The suppression of games using Nazi symbolism is down to the abuse of this law by a number of neo-fascist, self-righteous a bunch of bitter old fuckwits who want to ban anything they don't like and who apparently don't want Nazism being associated with evil. These cunts have abused a law with a valuable purpose to front a rather unpleasant political agenda.

Games are art - that much has been acknowledged by the German Kulturrat, and the use of this law for the suppression of art is forbidden in that very same paragraph. Therefore, any claim to the banning of games based on the use of these symbols is illegitimate.

And anyone - ANYONE - who complies with these interpretations is complicit in this violation. That now includes GOG.
That is a valid opinion which you're free to have. A game company's job is not to agree or disagree with laws of individual countries, but to make and sell video games and not get sued into oblivion anywhere. Challenging the laws of some country might get brownie points for bravery or justice or whatever but it doesn't produce profit and that is what game developers are in it for - profit.
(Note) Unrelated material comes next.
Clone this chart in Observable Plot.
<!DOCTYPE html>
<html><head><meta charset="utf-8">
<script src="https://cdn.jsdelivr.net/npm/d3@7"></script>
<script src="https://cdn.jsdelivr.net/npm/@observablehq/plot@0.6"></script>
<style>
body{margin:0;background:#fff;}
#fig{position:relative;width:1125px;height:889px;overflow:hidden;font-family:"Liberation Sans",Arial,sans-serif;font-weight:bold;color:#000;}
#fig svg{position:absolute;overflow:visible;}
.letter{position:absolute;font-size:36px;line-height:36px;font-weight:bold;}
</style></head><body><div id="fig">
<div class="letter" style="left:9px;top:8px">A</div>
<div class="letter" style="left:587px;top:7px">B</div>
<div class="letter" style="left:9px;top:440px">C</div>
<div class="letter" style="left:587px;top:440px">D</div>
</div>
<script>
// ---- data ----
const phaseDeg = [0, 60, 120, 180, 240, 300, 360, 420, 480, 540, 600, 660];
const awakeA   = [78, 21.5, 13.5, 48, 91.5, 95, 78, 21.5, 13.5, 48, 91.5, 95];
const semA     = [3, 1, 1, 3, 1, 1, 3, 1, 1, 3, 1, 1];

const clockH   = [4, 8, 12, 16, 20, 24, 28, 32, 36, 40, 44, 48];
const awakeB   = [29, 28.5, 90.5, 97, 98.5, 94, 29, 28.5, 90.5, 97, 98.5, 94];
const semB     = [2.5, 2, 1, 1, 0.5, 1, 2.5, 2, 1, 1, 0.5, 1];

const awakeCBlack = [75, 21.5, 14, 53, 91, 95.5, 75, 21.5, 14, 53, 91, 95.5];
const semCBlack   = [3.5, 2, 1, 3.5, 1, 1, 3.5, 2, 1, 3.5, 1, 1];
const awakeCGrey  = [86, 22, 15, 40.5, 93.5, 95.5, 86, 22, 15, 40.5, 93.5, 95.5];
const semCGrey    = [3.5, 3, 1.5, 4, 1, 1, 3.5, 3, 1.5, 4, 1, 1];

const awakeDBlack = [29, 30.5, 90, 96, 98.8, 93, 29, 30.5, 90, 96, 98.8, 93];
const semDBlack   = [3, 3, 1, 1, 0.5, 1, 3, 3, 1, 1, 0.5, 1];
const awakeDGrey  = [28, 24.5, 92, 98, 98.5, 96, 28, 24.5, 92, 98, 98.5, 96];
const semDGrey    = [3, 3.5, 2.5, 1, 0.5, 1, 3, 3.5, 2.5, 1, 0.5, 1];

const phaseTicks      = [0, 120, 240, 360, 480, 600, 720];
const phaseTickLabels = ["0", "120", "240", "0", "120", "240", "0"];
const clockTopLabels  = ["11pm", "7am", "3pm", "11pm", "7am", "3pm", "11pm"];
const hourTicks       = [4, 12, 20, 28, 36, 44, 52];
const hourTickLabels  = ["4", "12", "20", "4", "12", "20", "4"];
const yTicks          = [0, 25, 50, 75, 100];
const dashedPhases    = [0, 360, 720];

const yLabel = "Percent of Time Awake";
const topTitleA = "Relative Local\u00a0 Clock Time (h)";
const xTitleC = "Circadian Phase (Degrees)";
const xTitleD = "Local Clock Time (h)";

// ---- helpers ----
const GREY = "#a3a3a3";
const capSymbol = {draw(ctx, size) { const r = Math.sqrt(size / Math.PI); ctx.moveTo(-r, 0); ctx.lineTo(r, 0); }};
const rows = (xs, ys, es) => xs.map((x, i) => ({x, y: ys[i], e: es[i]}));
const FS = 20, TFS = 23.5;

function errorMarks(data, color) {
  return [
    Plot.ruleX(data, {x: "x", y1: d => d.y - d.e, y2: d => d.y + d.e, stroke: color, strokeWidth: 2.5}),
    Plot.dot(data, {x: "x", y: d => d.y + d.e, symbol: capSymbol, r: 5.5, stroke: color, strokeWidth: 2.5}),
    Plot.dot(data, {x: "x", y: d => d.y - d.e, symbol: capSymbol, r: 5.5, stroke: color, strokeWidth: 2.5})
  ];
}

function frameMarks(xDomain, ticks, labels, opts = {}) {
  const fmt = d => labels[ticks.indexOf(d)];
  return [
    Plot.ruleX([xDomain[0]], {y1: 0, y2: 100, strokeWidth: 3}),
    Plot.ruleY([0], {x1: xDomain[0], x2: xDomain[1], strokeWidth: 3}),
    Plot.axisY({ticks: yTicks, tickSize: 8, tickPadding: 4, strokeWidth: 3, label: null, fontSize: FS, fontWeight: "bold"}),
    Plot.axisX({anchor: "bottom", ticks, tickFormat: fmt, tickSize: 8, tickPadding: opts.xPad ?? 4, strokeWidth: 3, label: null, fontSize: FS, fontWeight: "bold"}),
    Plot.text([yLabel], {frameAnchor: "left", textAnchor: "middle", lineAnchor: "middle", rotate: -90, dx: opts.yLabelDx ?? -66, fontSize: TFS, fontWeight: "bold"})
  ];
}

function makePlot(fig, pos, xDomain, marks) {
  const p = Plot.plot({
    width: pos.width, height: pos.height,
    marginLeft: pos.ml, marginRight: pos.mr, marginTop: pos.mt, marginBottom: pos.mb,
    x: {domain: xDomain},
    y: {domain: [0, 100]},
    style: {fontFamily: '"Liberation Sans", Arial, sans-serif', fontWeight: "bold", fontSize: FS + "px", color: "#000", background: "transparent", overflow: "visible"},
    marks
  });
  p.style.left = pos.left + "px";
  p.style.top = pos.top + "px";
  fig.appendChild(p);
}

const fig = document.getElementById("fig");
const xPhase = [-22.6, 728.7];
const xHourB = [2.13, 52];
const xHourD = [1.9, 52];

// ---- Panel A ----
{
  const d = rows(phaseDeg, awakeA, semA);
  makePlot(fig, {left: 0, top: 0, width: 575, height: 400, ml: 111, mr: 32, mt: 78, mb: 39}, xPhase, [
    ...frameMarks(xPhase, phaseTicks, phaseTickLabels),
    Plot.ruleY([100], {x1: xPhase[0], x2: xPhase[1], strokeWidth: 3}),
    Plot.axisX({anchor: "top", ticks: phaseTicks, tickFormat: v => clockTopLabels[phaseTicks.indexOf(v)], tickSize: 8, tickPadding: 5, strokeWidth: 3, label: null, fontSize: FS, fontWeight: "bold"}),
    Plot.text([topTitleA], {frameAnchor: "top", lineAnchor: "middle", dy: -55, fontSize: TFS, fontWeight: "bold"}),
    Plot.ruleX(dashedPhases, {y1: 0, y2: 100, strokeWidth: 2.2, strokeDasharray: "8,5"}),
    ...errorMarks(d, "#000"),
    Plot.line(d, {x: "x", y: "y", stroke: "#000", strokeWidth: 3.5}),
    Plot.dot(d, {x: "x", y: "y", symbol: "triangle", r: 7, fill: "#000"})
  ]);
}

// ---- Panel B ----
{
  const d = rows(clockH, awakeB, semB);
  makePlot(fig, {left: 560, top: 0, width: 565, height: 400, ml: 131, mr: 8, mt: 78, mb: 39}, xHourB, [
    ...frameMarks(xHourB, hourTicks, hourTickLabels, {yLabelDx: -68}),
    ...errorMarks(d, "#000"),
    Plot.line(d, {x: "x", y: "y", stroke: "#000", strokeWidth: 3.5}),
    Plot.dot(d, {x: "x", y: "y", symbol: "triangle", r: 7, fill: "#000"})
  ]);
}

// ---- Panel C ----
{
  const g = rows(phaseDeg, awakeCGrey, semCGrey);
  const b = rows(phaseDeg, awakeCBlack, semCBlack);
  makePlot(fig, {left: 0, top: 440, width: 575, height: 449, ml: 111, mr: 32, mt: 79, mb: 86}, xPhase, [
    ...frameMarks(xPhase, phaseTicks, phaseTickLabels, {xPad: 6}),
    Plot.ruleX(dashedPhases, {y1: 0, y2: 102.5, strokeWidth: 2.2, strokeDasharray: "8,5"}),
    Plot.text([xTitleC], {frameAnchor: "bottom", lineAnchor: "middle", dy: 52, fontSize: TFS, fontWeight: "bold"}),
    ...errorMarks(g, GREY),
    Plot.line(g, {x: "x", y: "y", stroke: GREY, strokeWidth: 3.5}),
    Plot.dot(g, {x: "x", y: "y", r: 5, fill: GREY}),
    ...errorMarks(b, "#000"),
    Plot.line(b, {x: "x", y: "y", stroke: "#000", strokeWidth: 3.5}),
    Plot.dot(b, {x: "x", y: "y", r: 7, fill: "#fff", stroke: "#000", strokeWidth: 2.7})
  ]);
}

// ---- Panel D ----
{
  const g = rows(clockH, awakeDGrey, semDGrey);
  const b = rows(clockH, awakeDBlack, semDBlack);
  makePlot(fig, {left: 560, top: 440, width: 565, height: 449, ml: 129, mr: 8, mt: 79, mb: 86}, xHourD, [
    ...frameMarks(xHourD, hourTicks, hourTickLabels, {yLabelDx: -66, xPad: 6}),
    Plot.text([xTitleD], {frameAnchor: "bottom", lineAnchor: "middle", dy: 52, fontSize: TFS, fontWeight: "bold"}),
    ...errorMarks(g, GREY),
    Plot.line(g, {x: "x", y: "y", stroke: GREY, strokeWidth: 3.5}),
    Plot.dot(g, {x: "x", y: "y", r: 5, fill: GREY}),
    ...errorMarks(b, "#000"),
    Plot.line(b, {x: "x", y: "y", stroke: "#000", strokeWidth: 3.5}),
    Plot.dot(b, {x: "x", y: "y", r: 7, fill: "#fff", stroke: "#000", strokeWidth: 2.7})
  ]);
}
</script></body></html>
Years ago I worked for a company that used flags as a language selector during the installation of the product. You clicked on your flag to choose your language, however this was problematic for many reasons. For one, a language is not a flag, nor is it a country. Country flags can change anytime, and countries come and go. So using flags to choose a language is just a bad technical idea to say the least. However, what happened was we displayed a Chinese flag for mainland China "Traditional Chinese" language, and a Taiwanese flag for "Simplified Chinese". This pissed off the Chinese government who informed us that we would have to remove the Taiwan flag from our product or be in violation of Chinese law and be unable to legally sell our product there.

The company was headquartered in the USA and like probably every country outside of mainland China, recognized Taiwan as it's own country but not by making a political statement about it. It's just the way it was up until the Chinese government stuffed a "get rid of the Taiwan flag or piss off" note to us. This puts a software company in a difficult position. As a software company you want to sell your product to the widest audience possible no matter what country they are in. You generally do NOT want to play one side or the other in political, geo-political religious or other such disputes because doing so puts you into a lose-lose situation that will either reduce profit or worse - cost you even more money in legal troubles or other expenditures. So you try to find the best solution for your company, avoid taking political sides in issues you can't do anything about and that it isn't your role to do anything about.

Removing the Taiwan flag would have pissed off Taiwanese, and many others in the world who support Taiwan being a separate entity, but leaving it there would mean no sales in China. We're talking multi-million if not billion dollars at stake. Taking a political side would be suicide really. The goal then was to solve the problem for ourselves by trying to make the product comply with Chinese laws or demands or whatever label one wants to put on it, while trying not to piss off the Chinese nor Taiwanese government or people. So, we removed all of the flags completely from all countries and changed the language selection tools in the entire OS to just use words without any images. The Chinese government approved, and someTaiwanese people hated us for complying with China. You're totally fucked no matter what you do really, so you do what is best for yourself and let the others battle their own politics out. It's not your problem.

Germany's banning of games whether justified or not, or just perceived to be or not, is Germany's own problem to sort out, not Bethesda's or any other game company including GOG. Germans who care about it need to go vote, and I know more Germans living there who agree with this (because they've told me this themselves) than who blame it on the rest of the world.